**Challenge**
Transcribe the entries below exactly; leave every image out.

**Collection entries**
_____
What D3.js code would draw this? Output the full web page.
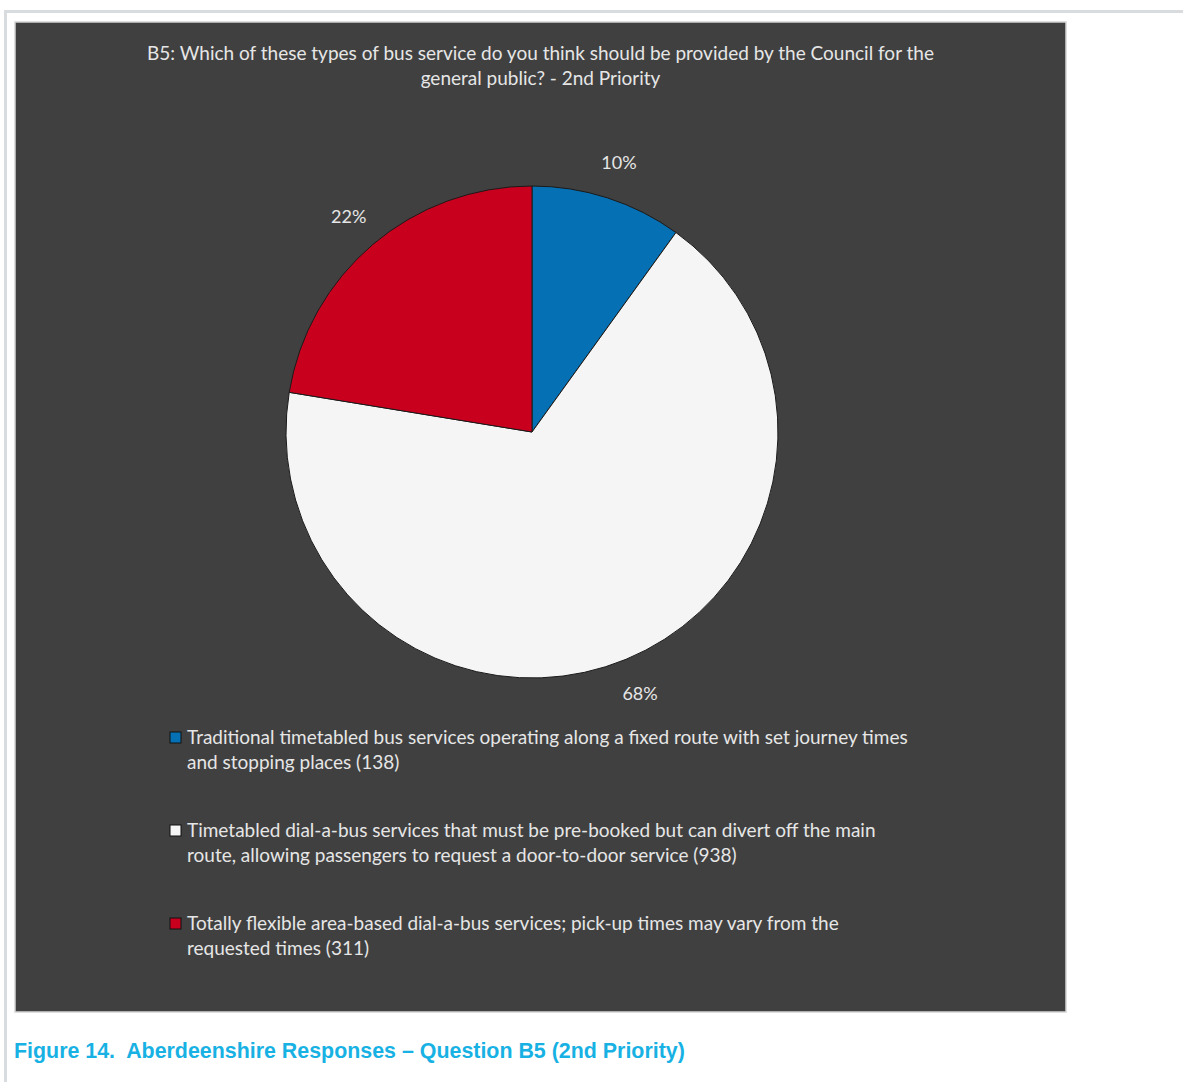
<!DOCTYPE html>
<meta charset="utf-8">
<style>
body { margin: 0; background: #fff; }
.chart-text { font-family: Lato, "Open Sans", sans-serif; fill: #e6e6e6; }
.caption { font-family: "Liberation Sans", Arial, sans-serif; font-weight: bold; fill: #17b1e3; white-space: pre; }
</style>
<svg width="1183" height="1082"></svg>
<script src="https://d3js.org/d3.v7.min.js"></script>
<script>

// data
var categories = [
  "Traditional timetabled bus services operating along a fixed route with set journey times and stopping places (138)",
  "Timetabled dial-a-bus services that must be pre-booked but can divert off the main route, allowing passengers to request a door-to-door service (938)",
  "Totally flexible area-based dial-a-bus services; pick-up times may vary from the requested times (311)"
];
var counts = [138, 938, 311];
var colors = ["#0570b3", "#f5f5f5", "#c8001e"];
var title_lines = [
  "B5: Which of these types of bus service do you think should be provided by the Council for the",
  "general public? - 2nd Priority"
];
var caption = "Figure 14.  Aberdeenshire Responses \u2013 Question B5 (2nd Priority)";

var svg = d3.select("svg"),
    width = +svg.attr("width"),
    height = +svg.attr("height");

// page frame
svg.append("rect").attr("x", 4).attr("y", 10).attr("width", width - 4).attr("height", 3).attr("fill", "#d9dcdf");
svg.append("rect").attr("x", 4).attr("y", 10).attr("width", 3).attr("height", height - 10).attr("fill", "#d9dcdf");

// dark chart panel
var panel = {x: 15, y: 22, w: 1051, h: 990};
svg.append("rect")
    .attr("x", panel.x).attr("y", panel.y)
    .attr("width", panel.w).attr("height", panel.h)
    .attr("fill", "#404040")
    .attr("stroke", "#d4d4d4")
    .attr("stroke-width", 1.5);

// title
svg.append("g").selectAll("text")
  .data(title_lines)
  .enter().append("text")
    .attr("class", "chart-text")
    .attr("x", panel.x + panel.w / 2)
    .attr("y", function(d, i) { return 60 + i * 25; })
    .attr("text-anchor", "middle")
    .style("font-size", "19px")
    .text(function(d) { return d; });

// pie
var cx = 532, cy = 432, radius = 246;
var total = d3.sum(counts);
var fmt = d3.format(".0%");

var pie = d3.pie().sort(null).value(function(d) { return d; });
var arc = d3.arc().innerRadius(0).outerRadius(radius);
var labelArc = d3.arc().innerRadius(283).outerRadius(283);

var g = svg.append("g").attr("transform", "translate(" + cx + "," + cy + ")");

g.selectAll("path")
  .data(pie(counts))
  .enter().append("path")
    .attr("d", arc)
    .attr("fill", function(d, i) { return colors[i]; })
    .attr("stroke", "#1a1a1a")
    .attr("stroke-width", 1);

g.selectAll("text")
  .data(pie(counts))
  .enter().append("text")
    .attr("class", "chart-text")
    .attr("transform", function(d) { return "translate(" + labelArc.centroid(d) + ")"; })
    .attr("dy", "0.35em")
    .attr("text-anchor", "middle")
    .style("font-size", "18px")
    .text(function(d) { return fmt(d.value / total); });

// legend
var legend = svg.append("g").selectAll("g")
  .data(categories)
  .enter().append("g")
    .attr("transform", function(d, i) { return "translate(170," + (732 + i * 93) + ")"; });

legend.append("rect")
    .attr("width", 11).attr("height", 11)
    .attr("fill", function(d, i) { return colors[i]; })
    .attr("stroke", "#111")
    .attr("stroke-width", 1);

legend.append("text")
    .attr("class", "chart-text")
    .attr("x", 17)
    .attr("y", 12)
    .style("font-size", "19px")
    .each(function(d) { wrap(d3.select(this), d, 730); });

function wrap(text, str, maxWidth) {
  var words = str.split(" "), line = [];
  var tspan = text.append("tspan").attr("x", 17).attr("dy", 0);
  words.forEach(function(w) {
    line.push(w);
    tspan.text(line.join(" "));
    if (tspan.node().getComputedTextLength() > maxWidth && line.length > 1) {
      line.pop();
      tspan.text(line.join(" "));
      line = [w];
      tspan = text.append("tspan").attr("x", 17).attr("dy", 25).text(w);
    }
  });
}

// figure caption
svg.append("text")
    .attr("class", "caption")
    .attr("x", 14)
    .attr("y", 1058)
    .style("font-size", "21.4px")
    .text(caption);

</script>
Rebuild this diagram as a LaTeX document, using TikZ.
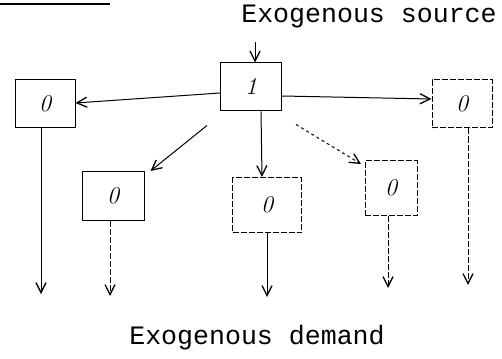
\documentclass[tikz,border=0pt]{standalone}
\usepackage{fontspec}
\newfontfamily\labfont{Liberation Mono}
\usetikzlibrary{arrows.meta}
\begin{document}
\begin{tikzpicture}[x=1pt,y=-1pt,
  box/.style={draw,line width=1pt,minimum width=#1,inner sep=0pt,font=\fontsize{24}{26}\selectfont\itshape},
  dsh/.style={dash pattern=on 6pt off 2pt},
  flow/.style={draw,line width=1pt,-{Straight Barb[length=10pt,width=10pt,line width=1.3pt]}},
  lab/.style={font=\labfont\fontsize{26.6}{30}\selectfont,inner sep=0pt}]
\useasboundingbox (0,0) rectangle (502,358);
\draw[line width=1.2pt] (0,4) -- (110,4);
\node[lab] (src) at (369,16) {Exogenous source};
\node[lab] (dem) at (257,338) {Exogenous demand};
\node[box=61pt,minimum height=48pt] (c) at (251,87) {1};
\node[box=60pt,minimum height=48pt] (l) at (45,104) {0};
\node[box=60pt,minimum height=48pt,dsh] (r) at (462,104) {0};
\node[box=62pt,minimum height=49pt] (b2) at (113,196) {0};
\node[box=69pt,minimum height=55pt,dsh] (b3) at (267,205) {0};
\node[box=52pt,minimum height=55pt,dsh] (b4) at (391,188) {0};
\coordinate (s) at (255,42);
\coordinate (dl) at (41,294);
\coordinate (d2) at (110,296);
\coordinate (d3) at (267,297);
\coordinate (d4) at (388,288);
\coordinate (dr) at (468,285);
\draw[flow] (s) -- (s |- c.north);
\draw[flow] ([yshift=-6pt]c.west) -- ([yshift=1pt]l.east);
\draw[flow] ([yshift=-9pt]c.east) -- ([yshift=5pt]r.west);
\draw[flow] ([xshift=-13pt,yshift=-14pt]c.south west) -- ([xshift=6pt]b2.north east);
\draw[flow] ([xshift=10pt]c.south) -- ([xshift=-5pt]b3.north);
\draw[flow,dashed] ([xshift=14pt,yshift=-13pt]c.south east) -- ([xshift=-30pt,yshift=-4pt]b4.north);
\draw[flow] (l.south -| dl) -- (dl);
\draw[flow,dsh] (b2.south -| d2) -- (d2);
\draw[flow] (b3.south) -- (d3);
\draw[flow,dsh] (b4.south -| d4) -- (d4);
\draw[flow,dsh] (r.south -| dr) -- (dr);
\end{tikzpicture}
\end{document}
_____
**Written answer**
What D3.js code would draw this? Output the full web page.
<!DOCTYPE html>
<meta charset="utf-8">
<style>
body { margin: 0; background: #fff; }
.chart-text { font-family: Lato, "Open Sans", sans-serif; fill: #e6e6e6; }
.caption { font-family: "Liberation Sans", Arial, sans-serif; font-weight: bold; fill: #17b1e3; white-space: pre; }
</style>
<svg width="1183" height="1082"></svg>
<script src="https://d3js.org/d3.v7.min.js"></script>
<script>

// data
var categories = [
  "Traditional timetabled bus services operating along a fixed route with set journey times and stopping places (138)",
  "Timetabled dial-a-bus services that must be pre-booked but can divert off the main route, allowing passengers to request a door-to-door service (938)",
  "Totally flexible area-based dial-a-bus services; pick-up times may vary from the requested times (311)"
];
var counts = [138, 938, 311];
var colors = ["#0570b3", "#f5f5f5", "#c8001e"];
var title_lines = [
  "B5: Which of these types of bus service do you think should be provided by the Council for the",
  "general public? - 2nd Priority"
];
var caption = "Figure 14.  Aberdeenshire Responses \u2013 Question B5 (2nd Priority)";

var svg = d3.select("svg"),
    width = +svg.attr("width"),
    height = +svg.attr("height");

// page frame
svg.append("rect").attr("x", 4).attr("y", 10).attr("width", width - 4).attr("height", 3).attr("fill", "#d9dcdf");
svg.append("rect").attr("x", 4).attr("y", 10).attr("width", 3).attr("height", height - 10).attr("fill", "#d9dcdf");

// dark chart panel
var panel = {x: 15, y: 22, w: 1051, h: 990};
svg.append("rect")
    .attr("x", panel.x).attr("y", panel.y)
    .attr("width", panel.w).attr("height", panel.h)
    .attr("fill", "#404040")
    .attr("stroke", "#d4d4d4")
    .attr("stroke-width", 1.5);

// title
svg.append("g").selectAll("text")
  .data(title_lines)
  .enter().append("text")
    .attr("class", "chart-text")
    .attr("x", panel.x + panel.w / 2)
    .attr("y", function(d, i) { return 60 + i * 25; })
    .attr("text-anchor", "middle")
    .style("font-size", "19px")
    .text(function(d) { return d; });

// pie
var cx = 532, cy = 432, radius = 246;
var total = d3.sum(counts);
var fmt = d3.format(".0%");

var pie = d3.pie().sort(null).value(function(d) { return d; });
var arc = d3.arc().innerRadius(0).outerRadius(radius);
var labelArc = d3.arc().innerRadius(283).outerRadius(283);

var g = svg.append("g").attr("transform", "translate(" + cx + "," + cy + ")");

g.selectAll("path")
  .data(pie(counts))
  .enter().append("path")
    .attr("d", arc)
    .attr("fill", function(d, i) { return colors[i]; })
    .attr("stroke", "#1a1a1a")
    .attr("stroke-width", 1);

g.selectAll("text")
  .data(pie(counts))
  .enter().append("text")
    .attr("class", "chart-text")
    .attr("transform", function(d) { return "translate(" + labelArc.centroid(d) + ")"; })
    .attr("dy", "0.35em")
    .attr("text-anchor", "middle")
    .style("font-size", "18px")
    .text(function(d) { return fmt(d.value / total); });

// legend
var legend = svg.append("g").selectAll("g")
  .data(categories)
  .enter().append("g")
    .attr("transform", function(d, i) { return "translate(170," + (732 + i * 93) + ")"; });

legend.append("rect")
    .attr("width", 11).attr("height", 11)
    .attr("fill", function(d, i) { return colors[i]; })
    .attr("stroke", "#111")
    .attr("stroke-width", 1);

legend.append("text")
    .attr("class", "chart-text")
    .attr("x", 17)
    .attr("y", 12)
    .style("font-size", "19px")
    .each(function(d) { wrap(d3.select(this), d, 730); });

function wrap(text, str, maxWidth) {
  var words = str.split(" "), line = [];
  var tspan = text.append("tspan").attr("x", 17).attr("dy", 0);
  words.forEach(function(w) {
    line.push(w);
    tspan.text(line.join(" "));
    if (tspan.node().getComputedTextLength() > maxWidth && line.length > 1) {
      line.pop();
      tspan.text(line.join(" "));
      line = [w];
      tspan = text.append("tspan").attr("x", 17).attr("dy", 25).text(w);
    }
  });
}

// figure caption
svg.append("text")
    .attr("class", "caption")
    .attr("x", 14)
    .attr("y", 1058)
    .style("font-size", "21.4px")
    .text(caption);

</script>
Rebuild this diagram as a LaTeX document, using TikZ.
\documentclass[tikz,border=0pt]{standalone}
\usepackage{fontspec}
\newfontfamily\labfont{Liberation Mono}
\usetikzlibrary{arrows.meta}
\begin{document}
\begin{tikzpicture}[x=1pt,y=-1pt,
  box/.style={draw,line width=1pt,minimum width=#1,inner sep=0pt,font=\fontsize{24}{26}\selectfont\itshape},
  dsh/.style={dash pattern=on 6pt off 2pt},
  flow/.style={draw,line width=1pt,-{Straight Barb[length=10pt,width=10pt,line width=1.3pt]}},
  lab/.style={font=\labfont\fontsize{26.6}{30}\selectfont,inner sep=0pt}]
\useasboundingbox (0,0) rectangle (502,358);
\draw[line width=1.2pt] (0,4) -- (110,4);
\node[lab] (src) at (369,16) {Exogenous source};
\node[lab] (dem) at (257,338) {Exogenous demand};
\node[box=61pt,minimum height=48pt] (c) at (251,87) {1};
\node[box=60pt,minimum height=48pt] (l) at (45,104) {0};
\node[box=60pt,minimum height=48pt,dsh] (r) at (462,104) {0};
\node[box=62pt,minimum height=49pt] (b2) at (113,196) {0};
\node[box=69pt,minimum height=55pt,dsh] (b3) at (267,205) {0};
\node[box=52pt,minimum height=55pt,dsh] (b4) at (391,188) {0};
\coordinate (s) at (255,42);
\coordinate (dl) at (41,294);
\coordinate (d2) at (110,296);
\coordinate (d3) at (267,297);
\coordinate (d4) at (388,288);
\coordinate (dr) at (468,285);
\draw[flow] (s) -- (s |- c.north);
\draw[flow] ([yshift=-6pt]c.west) -- ([yshift=1pt]l.east);
\draw[flow] ([yshift=-9pt]c.east) -- ([yshift=5pt]r.west);
\draw[flow] ([xshift=-13pt,yshift=-14pt]c.south west) -- ([xshift=6pt]b2.north east);
\draw[flow] ([xshift=10pt]c.south) -- ([xshift=-5pt]b3.north);
\draw[flow,dashed] ([xshift=14pt,yshift=-13pt]c.south east) -- ([xshift=-30pt,yshift=-4pt]b4.north);
\draw[flow] (l.south -| dl) -- (dl);
\draw[flow,dsh] (b2.south -| d2) -- (d2);
\draw[flow] (b3.south) -- (d3);
\draw[flow,dsh] (b4.south -| d4) -- (d4);
\draw[flow,dsh] (r.south -| dr) -- (dr);
\end{tikzpicture}
\end{document}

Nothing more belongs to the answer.